Posts: 193 | Location: PA | Registered: January 18, 2008
I've done several binder minders and every single one had to be messed with for many man-hours to get it to have decent quality. Copierdude obviously has extensive experience as well. I've had to use shims to shim the binder minder's corners up (not necessarily "level"... but instead, had to shim a corner up, then run copy... compare output... then shim more or shim different corner and repeat process several times... along with messing with all the settings that Copierdude mentioned AND THEN SOME!). These "Binder Minders" are a neat concept to save on book binders but are a technician's nightmare when it comes to getting them installed and working properly.
The customer said she had read many reviews and the Kyocera worked the best with the BM. When she tried to buy one the BM poeple will only sell through an authorized copier dealer, I'm guessing this is to ensure the dealership with techs are on board to address all the issues you guys have brought up. I thought it looked like a simple platen glass exchange...never as easy as it looks, should be getting it this week so will give it a shot. Thanks for the tips.
Anyone with a good fix for this thing. I've spent hours on this thing and still have a C3200 code. I had better luck removing the left upper cover to lower the B-M. But that gave me dark to black copies. Without the original platen glass, the B-M velcroes in the front have nothing to attach to. Can't move them, it would raise the B-M too high. The glass doesn't even get held in place in the front, it just sits there. Any ideas?

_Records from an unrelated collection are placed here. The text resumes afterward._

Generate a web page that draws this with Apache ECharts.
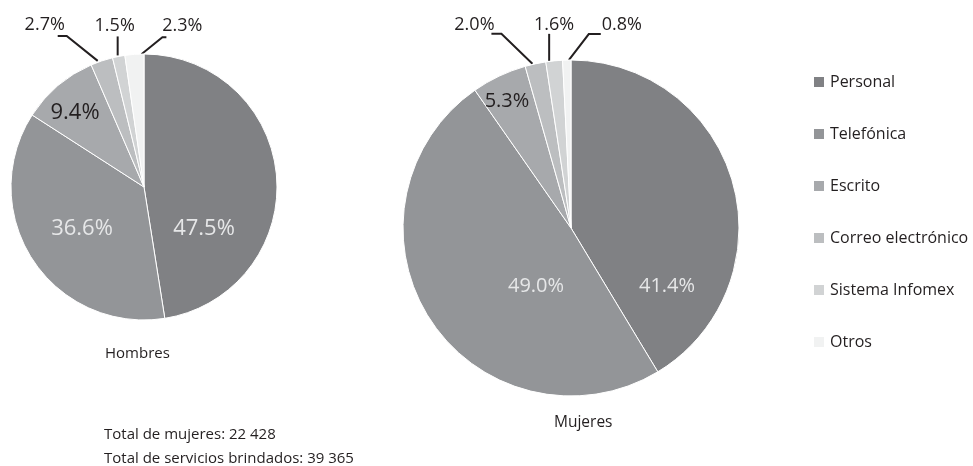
<!DOCTYPE html>
<html><head><meta charset="utf-8">
<script src="https://cdn.jsdelivr.net/npm/echarts@6/dist/echarts.min.js"></script>
<style>html,body{margin:0;padding:0;background:#fff}#c{width:973px;height:466px}</style>
</head><body><div id="c"></div>
<script>
const categories = ['Personal','Telefónica','Escrito','Correo electrónico','Sistema Infomex','Otros'];
const hombres = [47.5, 36.6, 9.4, 2.7, 1.5, 2.3];
const mujeres = [41.4, 49.0, 5.3, 2.0, 1.6, 0.8];
const pieTitles = ['Hombres', 'Mujeres'];
const totals = ['Total de mujeres: 22 428', 'Total de servicios brindados: 39 365'];

const colors = ['#808184','#939598','#a7a9ac','#bcbec0','#d1d3d4','#f1f2f2'];
const FONT = 'Open Sans';
const DARK = '#231f20';
const LIGHT = '#e6e7e8';

// layout (pixel offsets)
const pies = [
  { data: hombres, center: [144, 187], r: 133, innerFont: 22,
    inner: { 0: [60, 42, LIGHT], 1: [-62, 42, LIGHT], 2: [-69, -74, DARK] },
    outer: {
      3: { s: [-4, 0], e: [-35, -25], f: [-44, -25], t: [-57, -36] },
      4: { s: [-1, -1], e: [-1, -20], f: [-1, -20], t: [-4, -31] },
      5: { s: [7, 0], e: [28, -17], f: [32, -17], t: [48, -28] }
    } },
  { data: mujeres, center: [571, 228], r: 168, innerFont: 20,
    inner: { 0: [96, 58, LIGHT], 1: [-35, 58, LIGHT], 2: [-64, -127, DARK] },
    outer: {
      3: { s: [-3, 0], e: [-34, -30], f: [-44, -30], t: [-61, -39] },
      4: { s: [-5, 0], e: [-5, -27], f: [-5, -27], t: [0, -36] },
      5: { s: [2, 0], e: [22, -26], f: [34, -26], t: [55, -35] }
    } }
];

function buildSeries(L) {
  return {
    type: 'pie',
    center: L.center,
    radius: L.r,
    startAngle: 90,
    clockwise: true,
    avoidLabelOverlap: false,
    animation: false,
    itemStyle: { borderColor: '#fff', borderWidth: 1 },
    emphasis: { disabled: true },
    labelLine: { show: true, length: 15, length2: 10, lineStyle: { color: DARK, width: 2 } },
    data: L.data.map((v, i) => {
      const inn = L.inner[i];
      return {
        name: categories[i], value: v,
        itemStyle: { color: colors[i] },
        label: inn ? { position: 'inside', color: inn[2], fontSize: L.innerFont }
                   : { position: 'outside', color: DARK, fontSize: 18 },
        labelLine: { show: !inn }
      };
    }),
    label: {
      fontFamily: FONT,
      formatter: p => p.value.toFixed(1) + '%'
    },
    labelLayout: function (p) {
      const inn = L.inner[p.dataIndex];
      if (inn) {
        return { x: L.center[0] + inn[0], y: L.center[1] + inn[1], align: 'center', verticalAlign: 'middle' };
      }
      const o = L.outer[p.dataIndex];
      const p0 = p.labelLinePoints ? p.labelLinePoints[0] : [L.center[0], L.center[1] - L.r];
      const pt = d => [p0[0] + d[0], p0[1] + d[1]];
      return {
        x: p0[0] + o.t[0], y: p0[1] + o.t[1], align: 'center', verticalAlign: 'middle',
        labelLinePoints: [pt(o.s), pt(o.e), pt(o.f)]
      };
    }
  };
}

const chart = echarts.init(document.getElementById('c'), null, { renderer: 'canvas' });
const ts = (size) => ({ fontFamily: FONT, fontSize: size, fontWeight: 'normal', color: DARK });
chart.setOption({
  animation: false,
  textStyle: { fontFamily: FONT },
  title: [
    { text: pieTitles[0], left: 105, top: 346, padding: 0, textStyle: ts(15) },
    { text: pieTitles[1], left: 554, top: 415, padding: 0, textStyle: ts(15.5) },
    { text: totals[0], left: 104, top: 427, padding: 0, textStyle: ts(15) },
    { text: totals[1], left: 104, top: 451, padding: 0, textStyle: ts(15) }
  ],
  legend: {
    orient: 'vertical', left: 812, top: 74, padding: 0,
    itemWidth: 12, itemHeight: 12, itemGap: 36, icon: 'rect',
    selectedMode: false,
    textStyle: { fontFamily: FONT, fontSize: 16, color: DARK },
    data: categories
  },
  series: pies.map(buildSeries)
});
</script>
</body></html>
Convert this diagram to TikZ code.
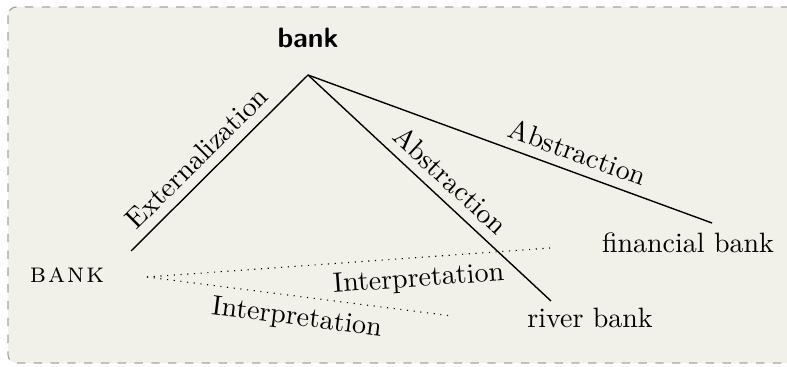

Posts: 139 | Location: Kansas City | Registered: January 07, 2003
I tried my best to convince the owner not to sell the thing, but he insisted that noone would notice.
To my surprise, noone did! After three years, the customer attempted to make the first color copy. By then this Sharp Whale had collected enough dust in the developing units to create void lines through CMY. No surprise there.
I replace the CMY all-in-one cartridges, then removed the binder minder, did a color calibration, then re-installed the crappy thing. Color copies were decent up to 9" sub-scan, shaded and blurry 9" to 11" sub-scan.
I don't know what to tell you. It's an inferior, retrofit design. It probably worked OK on the analog machines, and somebody thought it could work on digitals. Not so much.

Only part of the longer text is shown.